CHARLESTON, W.Va. — Even though it has yet to be broadcast, a reality TV series set in this corner of Appalachia has created a stir for its portrait of young people prone to fighting, swearing, careening in all-terrain vehicles and wallowing, scantily clad, in the mud.
The series, “Buckwild,” will fill the MTV slot vacated by “Jersey Shore.” Like that series, the new show has aroused anger over what some consider the exploitation of broad cultural stereotypes.
“It doesn’t help the lousy reputation we already have,” said Greg Samms, 31, a dishwasher on a break at the Charleston Town Center Mall. “You go west of Ohio, west of Kentucky — people think we’re hillbillies.”

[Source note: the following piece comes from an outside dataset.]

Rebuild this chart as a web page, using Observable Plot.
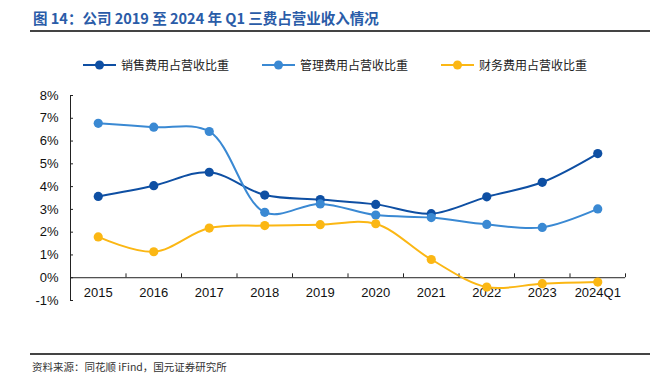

Kent Carper, the president of the Kanawha County Commission here, said dryly, “Some folks in West Virginia wear shoes, believe it or not.”
Based on a two-minute trailer and other snippets that MTV has released online, Sen. Joe Manchin III, D-W.Va., labeled the show a “travesty” and called on MTV to cancel it. “This show plays to ugly, inaccurate stereotypes about the people of West Virginia,” Manchin wrote in a letter last month to Stephen K. Friedman, MTV’s president.

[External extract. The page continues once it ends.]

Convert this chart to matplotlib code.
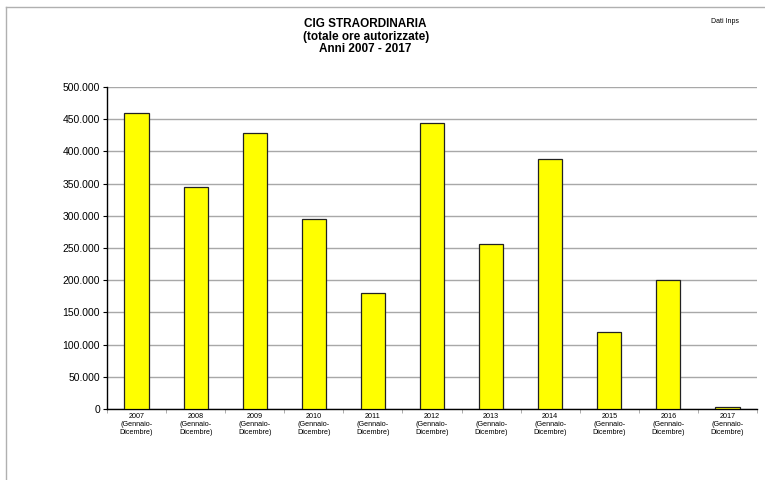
import numpy as np
import matplotlib.pyplot as plt
from matplotlib import font_manager
from matplotlib.ticker import FuncFormatter, FixedLocator

plt.rcParams['font.family'] = ['Liberation Sans', 'DejaVu Sans']
names = set(f.name for f in font_manager.fontManager.ttflist)
narrow = 'Liberation Sans Narrow' if 'Liberation Sans Narrow' in names else 'Liberation Sans'
print(narrow)

years = ['2007', '2008', '2009', '2010', '2011', '2012',
         '2013', '2014', '2015', '2016', '2017']
ore = [460000, 345000, 428000, 295000, 180000, 444000,
       256000, 388000, 120000, 200000, 3000]
labels = ['%s\n(Gennaio-\nDicembre)' % y for y in years]

fig = plt.figure(figsize=(7.65, 4.8), dpi=100)
ax = fig.add_axes([0.1399, 0.1479, 0.8496, 0.6709])

x = np.arange(len(years))
ax.bar(x, ore, width=0.41, color='#ffff00', edgecolor='#222222', linewidth=0.9, zorder=3)

ax.set_xlim(-0.5, len(years) - 0.5)
ax.set_ylim(0, 500000)
ax.set_yticks(np.arange(0, 500001, 50000))
ax.yaxis.set_major_formatter(FuncFormatter(lambda v, p: '{:,.0f}'.format(v).replace(',', '.')))
ax.yaxis.grid(True, color='#a8a8a8', linewidth=1.0, zorder=0)
ax.tick_params(axis='y', labelsize=7.5, length=3, width=0.8, pad=2)

ax.set_xticks(x)
ax.set_xticklabels(labels, fontsize=5.2, linespacing=1.15, family=[narrow, 'DejaVu Sans'])
ax.tick_params(axis='x', length=0, pad=3)
ax.xaxis.set_minor_locator(FixedLocator(np.arange(-0.5, len(years), 1.0)))
ax.tick_params(axis='x', which='minor', length=3, color='#a0a0a0')

for s in ['top', 'right']:
    ax.spines[s].set_visible(False)
ax.spines['left'].set_linewidth(1.0)
ax.spines['bottom'].set_linewidth(1.0)

fig.text(0.478, 0.962, 'CIG STRAORDINARIA\n(totale ore autorizzate)\nAnni 2007 - 2017',
         ha='center', va='top', fontsize=8.5, fontweight='bold', linespacing=1.05,
         family=[narrow, 'DejaVu Sans'])
fig.text(0.948, 0.962, 'Dati Inps', ha='center', va='top', fontsize=5,
         family=[narrow, 'DejaVu Sans'])

# frame lines of the original sheet
fig.add_artist(plt.Line2D([0.008, 0.008], [0.0, 0.985], color='#b0b0b0', linewidth=1.0))
fig.add_artist(plt.Line2D([0.008, 1.0], [0.985, 0.985], color='#b0b0b0', linewidth=1.0))

fig.savefig('out.png', dpi=100)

He accused the show’s producers of encouraging cast members, who are young adults, to misbehave for the sake of ratings.
“You preyed on young people, coaxed them into displaying shameful behavior — and now you are profiting from it,” Manchin wrote. “That is just wrong.”
MTV declined to make Friedman available to comment, and the series is set to begin today at 9 p.m. CST.

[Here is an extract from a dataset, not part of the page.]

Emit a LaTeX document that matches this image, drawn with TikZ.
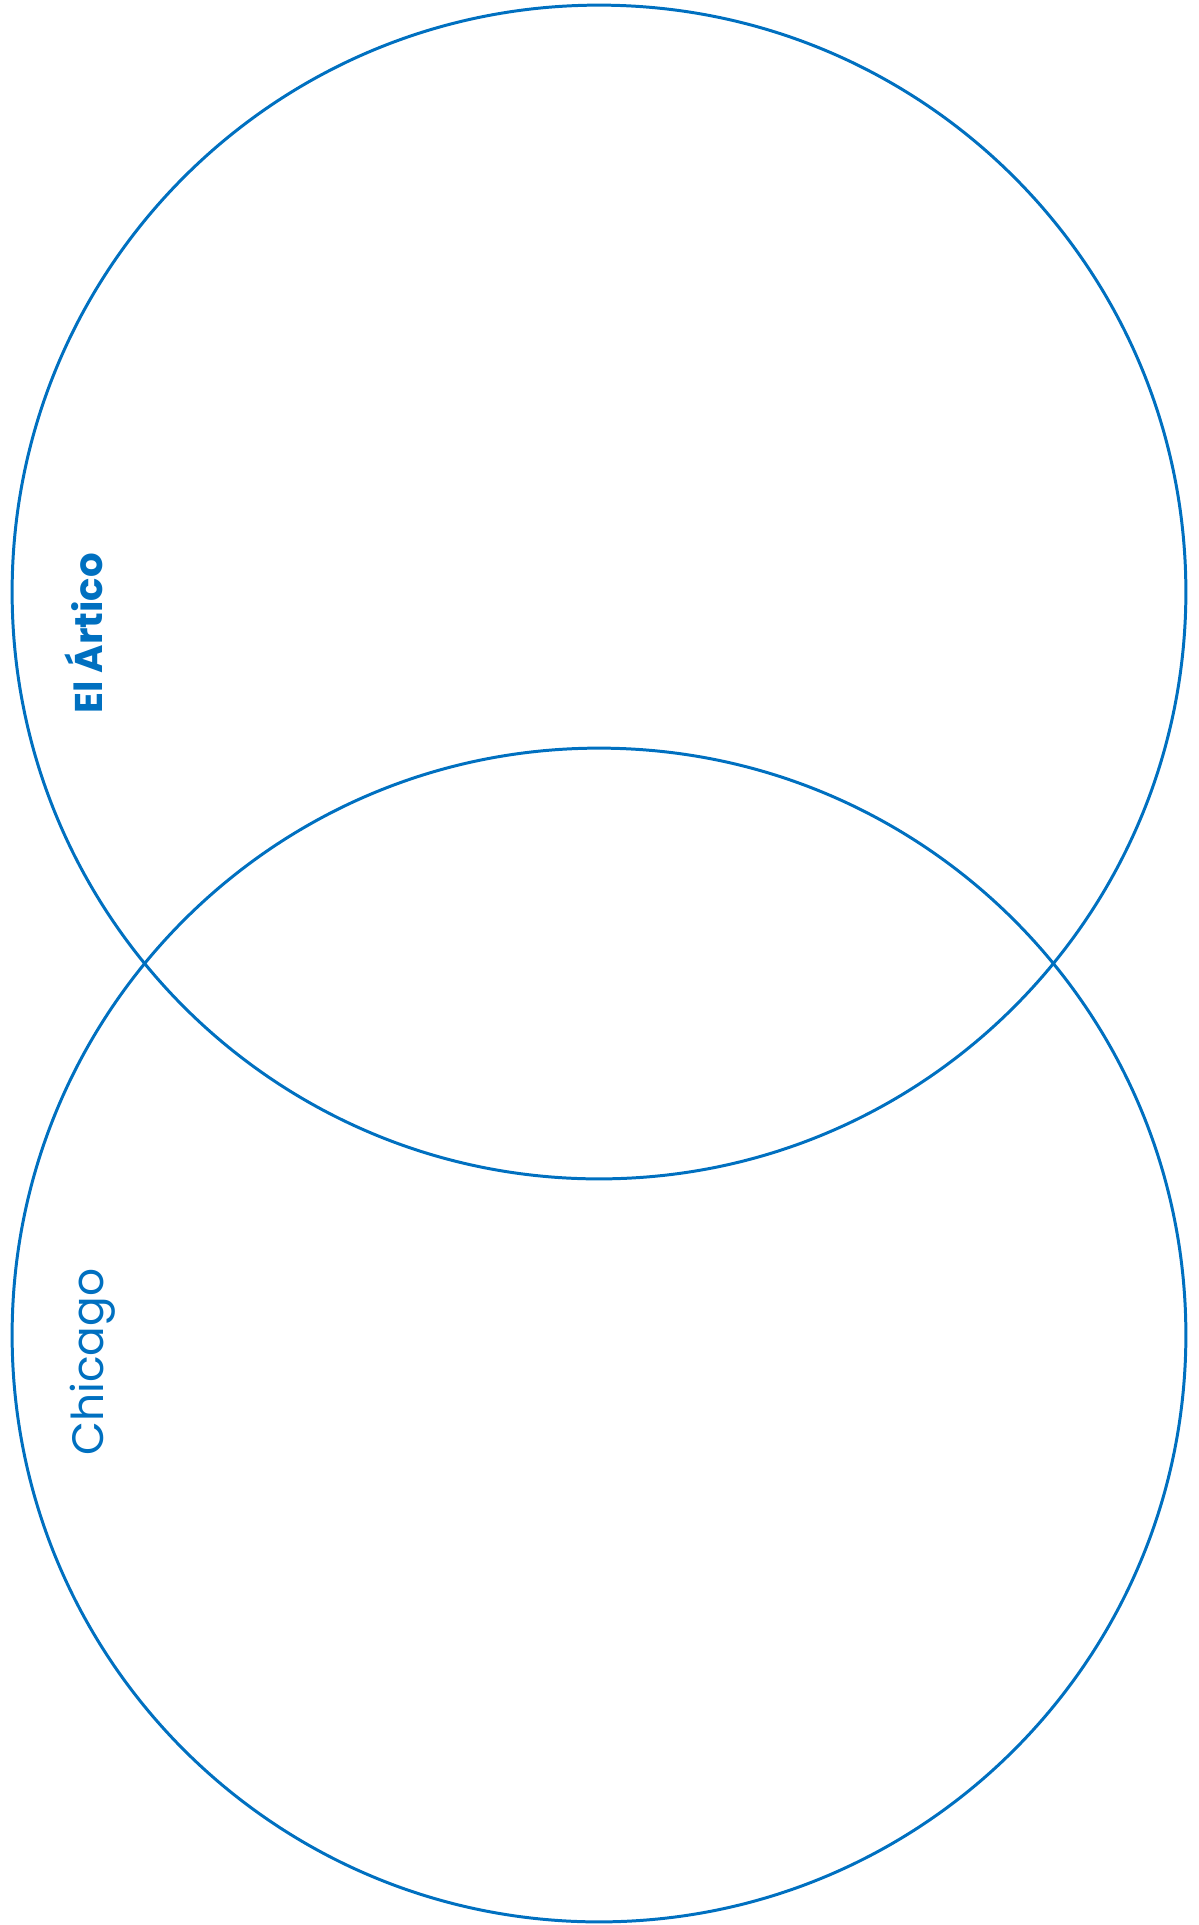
\documentclass[tikz,border=0pt]{standalone}
\usepackage{fontspec}
\setmainfont{Poppins}
\usepackage{tikz}
\usetikzlibrary{calc}
\definecolor{vnBlue}{HTML}{0070C0}

\begin{document}
\begin{tikzpicture}[x=0.02cm, y=-0.02cm]
    \useasboundingbox (0,0) rectangle (1198,1925);
    \node[circle, draw=vnBlue, line width=1.7pt, minimum size=23.48cm, inner sep=0pt] (artico) at (599,592) {};
    \node[circle, draw=vnBlue, line width=1.7pt, minimum size=23.48cm, inner sep=0pt] (chicago) at (599,1335) {};
    \node[font=\bfseries\fontsize{22}{26}\selectfont, text=vnBlue, rotate=90, anchor=base west, inner sep=0pt] (articoLabel) at ($(artico.west)+(92,122)$) {El Ártico};
    \node[font=\fontsize{25}{30}\selectfont, text=vnBlue, rotate=90, anchor=base west, inner sep=0pt] (chicagoLabel) at ($(chicago.west)+(93,121)$) {Chicago};
\end{tikzpicture}
\end{document}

From the time it began in 2009, “Jersey Shore” was also attacked for perpetuating stereotypes — in its case, of Italian-Americans. New Jersey Gov. Chris Christie, a Republican, blocked a tax credit that the producers sought from a development agency.
The show became a huge hit and a defining series for MTV.
The tone of “Buckwild” is set by the saucy drawl of a cast member that is heard in the trailer. “West Virginia is a place founded on freedom. For me and my friends, that means the freedom to do whatever” we want, she says, adding an expletive.
The trailer cuts to shots of a young woman throwing a drink can at another’s face, a young man running nude and a fiery explosion. There are crude stunts involving earthmoving equipment, body licking and necking.
To its creators, the show is a good-natured romp by exuberant young people. “The show lets them do their thing, which is wild and awesomely crazy at times, but it’s also got a lot of heart,” said John Stevens, an executive producer. He said that he had no intention of maligning West Virginia.
But here in the state capital, and in Sissonville, a rural community 15 miles north where the show is mainly set, the mood was critical.
Ashley Somerville, 18, a senior at Sissonville High School, said none of her female friends liked what they had seen so far. Seated at lunch with her boyfriend at Tudor’s Biscuit World on Sissonville’s main road, Somerville said, “That’s not how girls act.”
The “reality” of the series is open to question. Melissa Whitman, who lives with her family across the street from a house that MTV rented for four of the women in the cast, said she observed careful staging of scenes. For a scene in which a neighbor complains about a noisy party, Whitman said, “I saw one of the crew talk to the lady, tell her exactly what they wanted her to do, then they filmed it over and over until they got it exactly the way they wanted.”
Others said West Virginia’s image had little to fear from the show.
“I’m not paranoid about how we look,” said Chuck Smith, 62, an accountant in Charleston. “It’s probably no more real than anything else” billed as a reality show.